Just a few years ago, treatment options were bleak for people living with hepatitis C virus (HCV)—especially those with advanced liver disease, who most urgently need a cure. Attempting to rid the body of the virus meant rolling dice loaded with dreary odds for success and spending a year suffering through flu-like side effects from the dreaded weekly injectable drug interferon.
In 2011, the first pair of direct-acting antivirals (DAAs) to treat hep C were released. These drugs upped cure rates and lowered treatment times, although they still had to be taken with interferon. Then, at the end of 2013, the U.S. Food and Drug Administration (FDA) approved Gilead Sciences’ Sovaldi (sofosbuvir) and Janssen’s Olysio (simeprevir), two DAAs that have kick-started a revolution in hep C care that will only accelerate during the coming year or two.
“This is a time when spectacular results in curing HCV are the norm,” said Douglas T. Dieterich, MD, a professor of medicine at the Icahn School of Medicine at Mount Sinai in New York City. “In addition, these treatments require a shorter duration of therapy and often have less toxicity.”
Current guidelines typically recommend 12 to 24 weeks of treatment with Sovaldi, interferon and the drug ribavirin. This offers an 85 percent to 95 percent chance of a cure in most cases. Those with genotype 1 of the virus who are ineligible to take interferon—which some clinicians argue includes those who simply do not want to take the drug—may opt for 12 weeks of Olysio, Sovaldi and ribavirin or 24 weeks of Sovaldi and ribavirin.
There is also good news for those who are coinfected with hep C and HIV. Not only is Sovaldi the first DAA specifically approved for use in coinfected people, but recent research also shows that this population’s chances of a cure are no different than those without HIV. Also, in most cases Sovaldi can be paired safely with HIV meds.
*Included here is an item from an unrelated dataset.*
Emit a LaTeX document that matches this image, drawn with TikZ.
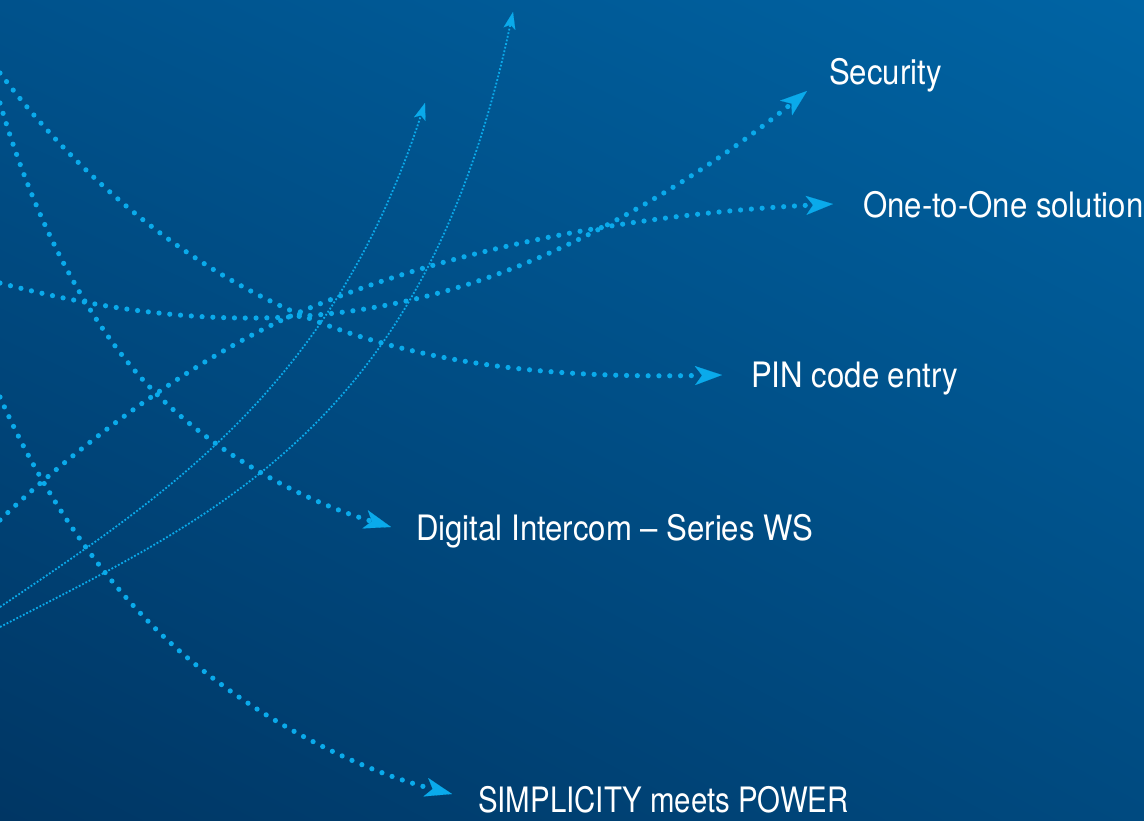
\documentclass[tikz,border=0pt]{standalone}
\usepackage{fontspec}
\setmainfont{TeX Gyre Heros}[FakeStretch=0.89]
\newfontfamily\narrowfont{TeX Gyre Heros}[FakeStretch=0.84]
\usetikzlibrary{arrows.meta,shadings}

\definecolor{bgtl}{RGB}{0,82,140}
\definecolor{bgtr}{RGB}{0,100,164}
\definecolor{bgbl}{RGB}{0,54,100}
\definecolor{bgbr}{RGB}{0,74,128}
\definecolor{dotcyan}{RGB}{10,170,235}

\begin{document}
\begin{tikzpicture}[x=1pt,y=-1pt,
		dot line/.style={draw=dotcyan,line width=5.2pt,line cap=round,dash pattern=on 0pt off 10.8pt,
			-{Stealth[length=27pt,width=19pt,inset=7pt,line width=0.1pt]}},
		fine line/.style={draw=dotcyan,line width=1.8pt,dash pattern=on 1.8pt off 1.9pt,
			-{Stealth[length=17pt,width=12pt,inset=4pt,line width=0.1pt]}},
		tag node/.style={anchor=base west,inner sep=0pt,text=white,font=\fontsize{35}{40}\selectfont}]
		
		% background drawn small, then blown up
		\begin{scope}[transform canvas={scale=20}]
		\shade[upper left=bgtl,upper right=bgtr,lower left=bgbl,lower right=bgbr] (0,0) rectangle (57.2,41);
		\end{scope}
		\useasboundingbox (0,0) rectangle (1144,820);
		
		\node[tag node] (sec) at (829,84) {Security};
		\node[tag node] (one) at (863,217) {One-to-One solution};
		\node[tag node] (pin) at (751,387) {PIN code entry};
		\node[tag node] (dig) at (416,540) {Digital Intercom – Series WS};
		\node[tag node] (sim) at (478,812) {\narrowfont SIMPLICITY meets POWER};
		
		\coordinate (sec0) at (0,283);   \coordinate (sec1) at (456,288);  \coordinate (secTip) at (807,91);
		\coordinate (one0) at (0,520);   \coordinate (one1) at (300,312);  \coordinate (oneTip) at (833,204);
		\coordinate (pin0) at (0,73);    \coordinate (pin1) at (283,307);  \coordinate (pinTip) at (722,375);
		\coordinate (dig0) at (0,103);   \coordinate (dig1) at (144,381);  \coordinate (digTip) at (391,527);
		\coordinate (sim0) at (0,397);   \coordinate (sim1) at (144,617);  \coordinate (simTip) at (452,794);
		\coordinate (up0) at (0,607);    \coordinate (upTip) at (425,103);
		\coordinate (top0) at (0,627);   \coordinate (topTip) at (513,12);
		
		\draw[fine line] (up0) .. controls (166,495) and (332,388) .. (upTip);
		\draw[fine line] (top0) .. controls (222,512) and (425,424) .. (topTip);
		
		\draw[dot line] (sec0) .. controls (152,323) and (304,334) .. (sec1) .. controls (580,251) and (706,173) .. (secTip);
		\draw[dot line] (one0) .. controls (79,444) and (199,355) .. (one1) .. controls (466,242) and (653,213) .. (oneTip);
		\draw[dot line] (pin0) .. controls (72,169) and (174,257) .. (pin1) .. controls (420,370) and (572,378) .. (pinTip);
		\draw[dot line] (dig0) .. controls (28,199) and (76,307) .. (dig1) .. controls (209,451) and (300,500) .. (digTip);
		\draw[dot line] (sim0) .. controls (34,475) and (85,556) .. (sim1) .. controls (223,700) and (340,765) .. (simTip);
		\end{tikzpicture}
\end{document}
Thanks to the pent-up demand for treatment and Sovaldi’s $84,000 price tag for 12 weeks of therapy, Gilead made $2.3 billion in sales during the first three months of 2014, about $2 billion of it in the United States. This obliterated the record for any drug’s entire first year on the market. By comparison, during the same period Janssen sold $354 million of Olysio, which costs $66,360 for 12 weeks.
With so much at stake, a handful of pharmaceutical companies are locked in a competitive race to bring new combination therapies to market that will drive success rates into the 95 percent-plus range for most people, while further lowering treatment times and doing away with interferon for good, not to mention ribavirin, which can cause anemia, among other side effects. Between February and May, Gilead, Janssen, Bristol-Myers Squibb and AbbVie all submitted applications to the FDA for new interferon-free hep C combination regimens. This means that in all likelihood the last few months of 2014 will produce more dramatic changes in the treatment landscape. According to Daniel Fierer, MD, an assistant professor of medicine in infectious diseases, also at Mount Sinai, present treatment priority should be for those with cirrhosis; others should probably hold off for this more golden opportunity.
In addition, the resulting competition could drive down prices as companies try to chip away at Gilead’s supremacy, providing much-needed relief to overtaxed insurers, both public and private.